Broadband in Europe: Consumers are not getting the internet speeds they are paying for
Date: Fri, 06/28/2013 - 12:40
On average, they receive only 74% of the advertised headline speed they have paid for, according to a new European Commission study on fixed broadband performance
Commission Vice President Neelie Kroes says: "This is the first time the difference between advertised and actual broadband speeds is confirmed by comparable and reliable data from all EU Member States.” There are significant differences in the European national markets, most likely due to advertising practices. Kroes says “Consumers need more of this sort of data to help make informed choices, so we will repeat the exercise. And we take these first results as further proof of the need for a real connected single market."
Key findings in the study include:
• Cable has the most reliable download speeds: The European average of 74% hides significant variation in the performance of different technologies. xDSL based services achieved only 63.3% of the advertised headline download speed, compared to 91.4% for cable and 84.4% for FTTx.
• In absolute terms, the average download speed across all countries and all technologies was 19.47 Mbps during peak hours. FTTx services achieved the fastest speeds at 41.02Mbps. Cable services achieved 33.10Mbps, whilst xDSL services lagged far behind at 7.2Mbps on average.
• The upload speeds are closer to their advertised speeds. Across Europe, the average upload speed was 6.20 Mbps, representing 88% of advertised upload speeds. FTTx services achieved the highest speeds by far, at 19.8Mbps. This is because many FTTx services provide an upload speed far closer to the download speed. Cable and xDSL services achieved a modest 3.68Mbps and 0.69Mbps respectively.
Results are based on peak time performance, which is defined as weekdays 7:00pm to 11:00pm (inclusive). These are the overall results of the study sample and do not refer to the actual composition of the broadband market across each country.
This study will run until end 2014 and two more annual measurements are planned. European consumers can measure their own ISPs performance by joining a community of volunteers across all EU27 countries plus Croatia, Iceland and Norway. Selected consumers will be sent a small device to plug into their home internet connection. This device will run a series of automated tests when the line is not in use. It will establish the speed and performance of their broadband connection.
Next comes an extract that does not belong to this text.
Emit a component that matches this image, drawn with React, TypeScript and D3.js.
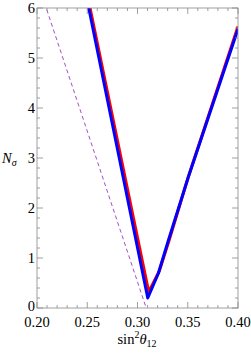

Speeds of broadband products are advertised as "up to XX Mbit/s". This speed is called "advertised", "nominal" or "headline" speed and it is what we see in the adverts. But there may be significant differences between the advertised speed and the actual speed consumers receive. Variations in download performance between Member States are primarily driven by the technologies that have historically been deployed in those countries.
Research shows that between 27% and 41% of European Internet subscribers claim that their download speed does not match that in the terms of their contracts. And almost half of EU subscribers claim that they sometimes experience difficulties accessing online content and applications due to insufficient speed or capacity.
This is the first study on broadband performance that covers all EU Member States, including, Croatia which will join the EU very soon, as well as Norway & Iceland, using the same approach. The project is being run by broadband performance testing specialist, SamKnows, which has already conducted similar projects in the UK and the US.
It is based on a methodology that uses hardware devices and provides the most accurate and independent results of internet performance regardless of access technology and home installation. This methodology has also been used by national regulators in the US, the UK, Brazil and Singapore.
The Phase 1 report was completed independently of Internet Service Providers (ISPs), however ISPs are invited to participate in Phase 2 and should contact email@example.com for more information.
Results were taken in March 2012 from a panel of 9,104 participants. A total of 3,065,341,850 measurements were taken across 75,978,173 unique tests.